**To do:** Reproduce exactly only the lines from the line that holds "What seaborn and" to the line that holds "import pandas as pd", inclusive, in the listing below, and please leave out every picture.

►

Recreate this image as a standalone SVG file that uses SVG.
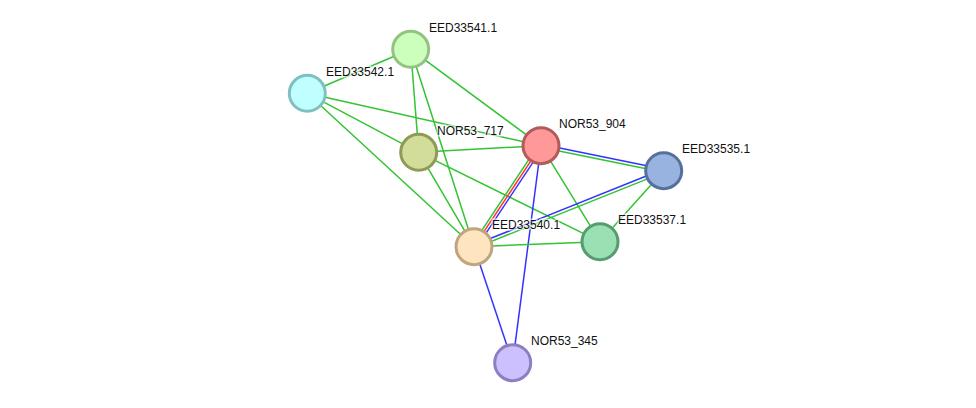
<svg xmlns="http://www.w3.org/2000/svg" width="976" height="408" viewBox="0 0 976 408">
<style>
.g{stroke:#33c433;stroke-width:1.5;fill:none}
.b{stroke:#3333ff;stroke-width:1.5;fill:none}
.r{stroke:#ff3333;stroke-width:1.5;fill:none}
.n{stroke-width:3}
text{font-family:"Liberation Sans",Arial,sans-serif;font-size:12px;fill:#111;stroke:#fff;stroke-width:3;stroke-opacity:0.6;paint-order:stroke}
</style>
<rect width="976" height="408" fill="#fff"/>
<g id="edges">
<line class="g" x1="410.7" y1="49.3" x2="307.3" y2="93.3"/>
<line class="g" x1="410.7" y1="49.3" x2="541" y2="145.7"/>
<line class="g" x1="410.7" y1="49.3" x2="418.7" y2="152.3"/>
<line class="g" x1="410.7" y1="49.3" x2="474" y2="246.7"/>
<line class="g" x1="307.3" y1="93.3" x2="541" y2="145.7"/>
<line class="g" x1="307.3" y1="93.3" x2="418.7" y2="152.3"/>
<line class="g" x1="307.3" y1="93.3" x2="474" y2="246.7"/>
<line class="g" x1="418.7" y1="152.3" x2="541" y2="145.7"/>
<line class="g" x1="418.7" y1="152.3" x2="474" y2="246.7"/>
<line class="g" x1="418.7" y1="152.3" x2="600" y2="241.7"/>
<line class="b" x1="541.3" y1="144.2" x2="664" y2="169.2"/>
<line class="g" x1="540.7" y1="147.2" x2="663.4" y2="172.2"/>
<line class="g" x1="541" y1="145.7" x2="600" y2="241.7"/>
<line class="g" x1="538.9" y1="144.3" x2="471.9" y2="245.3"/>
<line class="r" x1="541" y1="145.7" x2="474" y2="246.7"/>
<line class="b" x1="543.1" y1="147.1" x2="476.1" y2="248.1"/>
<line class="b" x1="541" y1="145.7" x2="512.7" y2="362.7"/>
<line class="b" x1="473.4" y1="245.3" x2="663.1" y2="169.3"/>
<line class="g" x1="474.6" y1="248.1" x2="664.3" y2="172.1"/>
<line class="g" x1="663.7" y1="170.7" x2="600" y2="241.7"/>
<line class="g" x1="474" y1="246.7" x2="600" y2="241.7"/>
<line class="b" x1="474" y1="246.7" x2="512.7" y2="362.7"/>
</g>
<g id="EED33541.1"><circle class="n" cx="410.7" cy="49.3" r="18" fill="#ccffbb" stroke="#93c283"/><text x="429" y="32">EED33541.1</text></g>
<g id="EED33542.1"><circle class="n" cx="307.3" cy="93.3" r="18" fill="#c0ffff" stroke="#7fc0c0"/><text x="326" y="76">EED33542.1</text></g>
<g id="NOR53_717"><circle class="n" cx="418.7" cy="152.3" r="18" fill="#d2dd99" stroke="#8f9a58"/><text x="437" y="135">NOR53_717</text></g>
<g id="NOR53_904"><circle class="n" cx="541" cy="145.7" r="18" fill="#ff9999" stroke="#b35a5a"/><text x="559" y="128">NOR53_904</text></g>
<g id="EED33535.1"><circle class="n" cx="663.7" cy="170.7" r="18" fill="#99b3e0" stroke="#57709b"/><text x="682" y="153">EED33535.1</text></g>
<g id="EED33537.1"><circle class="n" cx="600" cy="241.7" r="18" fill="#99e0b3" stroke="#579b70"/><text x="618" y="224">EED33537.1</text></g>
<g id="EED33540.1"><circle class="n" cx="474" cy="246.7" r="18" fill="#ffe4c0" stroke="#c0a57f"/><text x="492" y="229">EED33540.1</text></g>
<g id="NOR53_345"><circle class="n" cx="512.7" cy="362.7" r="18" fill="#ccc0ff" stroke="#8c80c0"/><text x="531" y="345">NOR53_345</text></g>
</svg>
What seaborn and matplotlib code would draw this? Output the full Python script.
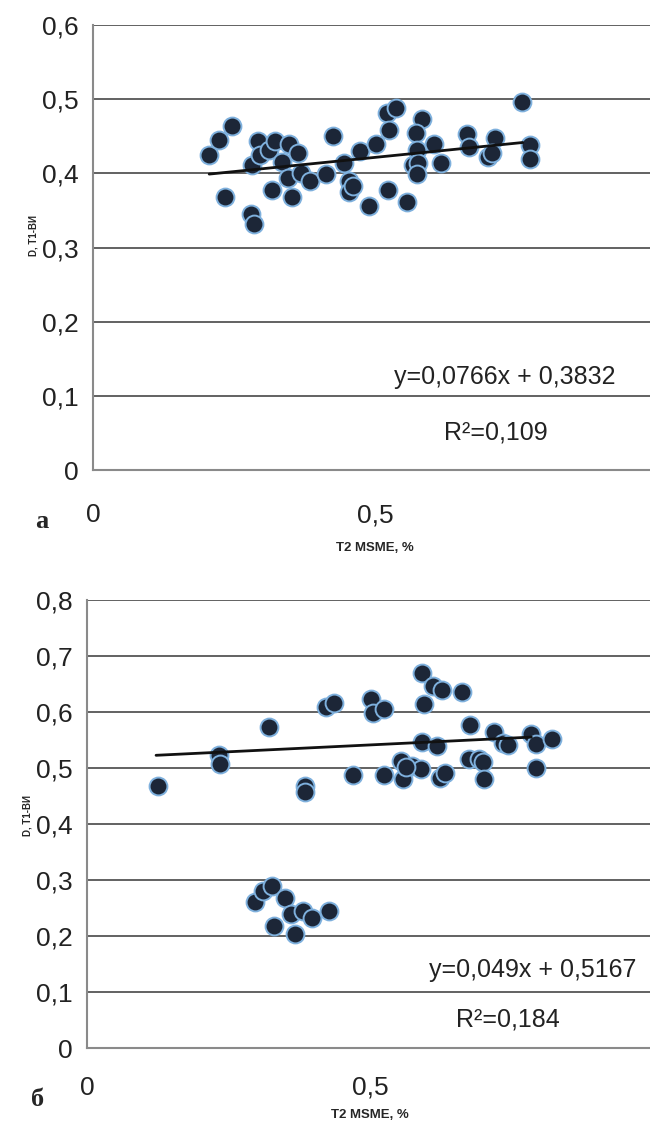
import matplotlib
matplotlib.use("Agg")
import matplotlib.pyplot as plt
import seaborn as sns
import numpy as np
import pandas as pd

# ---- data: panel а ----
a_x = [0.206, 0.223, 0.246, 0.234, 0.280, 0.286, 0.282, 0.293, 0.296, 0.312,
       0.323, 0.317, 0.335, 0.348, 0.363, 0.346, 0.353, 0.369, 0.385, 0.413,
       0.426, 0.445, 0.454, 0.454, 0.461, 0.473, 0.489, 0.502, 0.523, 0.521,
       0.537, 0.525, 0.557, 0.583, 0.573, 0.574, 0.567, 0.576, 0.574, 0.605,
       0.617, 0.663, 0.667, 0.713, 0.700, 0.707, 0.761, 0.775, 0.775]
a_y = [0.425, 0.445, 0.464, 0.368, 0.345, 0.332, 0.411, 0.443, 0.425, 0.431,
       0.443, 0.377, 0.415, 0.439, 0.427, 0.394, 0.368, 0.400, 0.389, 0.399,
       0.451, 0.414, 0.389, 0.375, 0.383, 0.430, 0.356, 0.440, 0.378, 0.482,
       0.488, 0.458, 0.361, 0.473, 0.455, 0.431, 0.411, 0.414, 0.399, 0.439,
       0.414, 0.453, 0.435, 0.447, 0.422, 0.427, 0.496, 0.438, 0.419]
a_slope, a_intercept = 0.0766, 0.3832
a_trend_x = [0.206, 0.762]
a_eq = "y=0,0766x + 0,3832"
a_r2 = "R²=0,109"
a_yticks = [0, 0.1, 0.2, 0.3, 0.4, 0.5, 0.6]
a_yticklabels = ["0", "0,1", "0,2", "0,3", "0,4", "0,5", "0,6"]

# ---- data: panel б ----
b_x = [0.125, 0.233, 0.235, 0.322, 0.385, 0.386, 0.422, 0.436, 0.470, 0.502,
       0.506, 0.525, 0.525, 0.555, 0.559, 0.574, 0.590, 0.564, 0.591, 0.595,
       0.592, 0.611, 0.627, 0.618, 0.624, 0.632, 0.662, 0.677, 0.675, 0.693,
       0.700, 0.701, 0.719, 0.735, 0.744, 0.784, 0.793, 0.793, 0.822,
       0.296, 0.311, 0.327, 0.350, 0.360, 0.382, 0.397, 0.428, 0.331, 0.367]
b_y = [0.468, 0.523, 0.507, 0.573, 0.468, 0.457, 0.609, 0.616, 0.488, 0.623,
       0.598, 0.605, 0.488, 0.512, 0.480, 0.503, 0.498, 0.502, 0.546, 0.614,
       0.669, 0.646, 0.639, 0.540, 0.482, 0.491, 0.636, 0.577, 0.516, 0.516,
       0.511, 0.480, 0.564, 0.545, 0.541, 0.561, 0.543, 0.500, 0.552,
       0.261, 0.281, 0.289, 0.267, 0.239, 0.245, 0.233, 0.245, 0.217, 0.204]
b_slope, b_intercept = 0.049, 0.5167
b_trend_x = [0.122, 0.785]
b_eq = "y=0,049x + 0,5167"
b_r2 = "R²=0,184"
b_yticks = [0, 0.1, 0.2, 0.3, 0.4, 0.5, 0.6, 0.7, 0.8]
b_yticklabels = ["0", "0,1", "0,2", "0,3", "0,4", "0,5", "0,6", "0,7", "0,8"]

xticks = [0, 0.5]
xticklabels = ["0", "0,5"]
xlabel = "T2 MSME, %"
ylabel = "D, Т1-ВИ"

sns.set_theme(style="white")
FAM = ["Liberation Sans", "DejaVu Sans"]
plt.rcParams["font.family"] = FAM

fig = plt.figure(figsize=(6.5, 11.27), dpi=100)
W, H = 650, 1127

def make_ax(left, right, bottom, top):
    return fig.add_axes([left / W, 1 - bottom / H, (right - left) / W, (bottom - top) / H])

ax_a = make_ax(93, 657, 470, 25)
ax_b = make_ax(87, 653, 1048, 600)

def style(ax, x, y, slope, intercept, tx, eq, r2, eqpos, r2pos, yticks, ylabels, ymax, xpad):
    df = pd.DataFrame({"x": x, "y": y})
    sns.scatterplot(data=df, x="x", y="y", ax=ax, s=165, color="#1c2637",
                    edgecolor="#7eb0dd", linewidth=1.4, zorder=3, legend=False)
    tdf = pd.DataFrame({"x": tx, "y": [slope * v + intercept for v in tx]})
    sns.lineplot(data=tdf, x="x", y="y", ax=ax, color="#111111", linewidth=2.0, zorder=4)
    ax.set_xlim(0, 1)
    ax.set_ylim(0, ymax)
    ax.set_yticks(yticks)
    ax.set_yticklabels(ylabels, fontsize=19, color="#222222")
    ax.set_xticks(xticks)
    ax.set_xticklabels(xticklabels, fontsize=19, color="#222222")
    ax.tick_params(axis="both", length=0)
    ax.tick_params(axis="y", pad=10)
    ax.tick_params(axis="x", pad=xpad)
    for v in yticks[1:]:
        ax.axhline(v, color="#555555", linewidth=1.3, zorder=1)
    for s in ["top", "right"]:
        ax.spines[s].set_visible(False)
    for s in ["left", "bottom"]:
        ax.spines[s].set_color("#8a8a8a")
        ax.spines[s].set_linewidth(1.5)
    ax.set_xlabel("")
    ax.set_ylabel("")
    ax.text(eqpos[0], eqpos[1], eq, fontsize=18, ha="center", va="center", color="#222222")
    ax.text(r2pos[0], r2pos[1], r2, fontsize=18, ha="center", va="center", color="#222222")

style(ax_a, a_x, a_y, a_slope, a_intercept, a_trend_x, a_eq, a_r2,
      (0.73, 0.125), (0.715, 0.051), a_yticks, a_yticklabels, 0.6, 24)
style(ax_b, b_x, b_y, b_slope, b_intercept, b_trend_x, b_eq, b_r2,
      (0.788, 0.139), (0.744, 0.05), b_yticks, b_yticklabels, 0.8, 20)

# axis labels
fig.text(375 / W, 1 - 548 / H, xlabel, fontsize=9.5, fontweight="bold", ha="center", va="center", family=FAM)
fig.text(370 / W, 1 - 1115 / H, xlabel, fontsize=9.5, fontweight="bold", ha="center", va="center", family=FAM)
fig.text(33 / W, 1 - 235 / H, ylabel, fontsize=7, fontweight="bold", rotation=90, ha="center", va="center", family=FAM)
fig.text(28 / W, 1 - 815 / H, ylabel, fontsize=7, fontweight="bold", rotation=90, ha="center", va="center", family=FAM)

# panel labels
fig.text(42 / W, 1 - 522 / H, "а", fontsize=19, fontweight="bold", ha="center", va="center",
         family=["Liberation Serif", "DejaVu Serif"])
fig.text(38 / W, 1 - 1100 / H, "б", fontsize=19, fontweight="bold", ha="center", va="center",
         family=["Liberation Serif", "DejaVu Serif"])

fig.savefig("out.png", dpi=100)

◄

**Output for this task:**
What seaborn and matplotlib code would draw this? Output the full Python script.
import matplotlib
matplotlib.use("Agg")
import matplotlib.pyplot as plt
import seaborn as sns
import numpy as np
import pandas as pd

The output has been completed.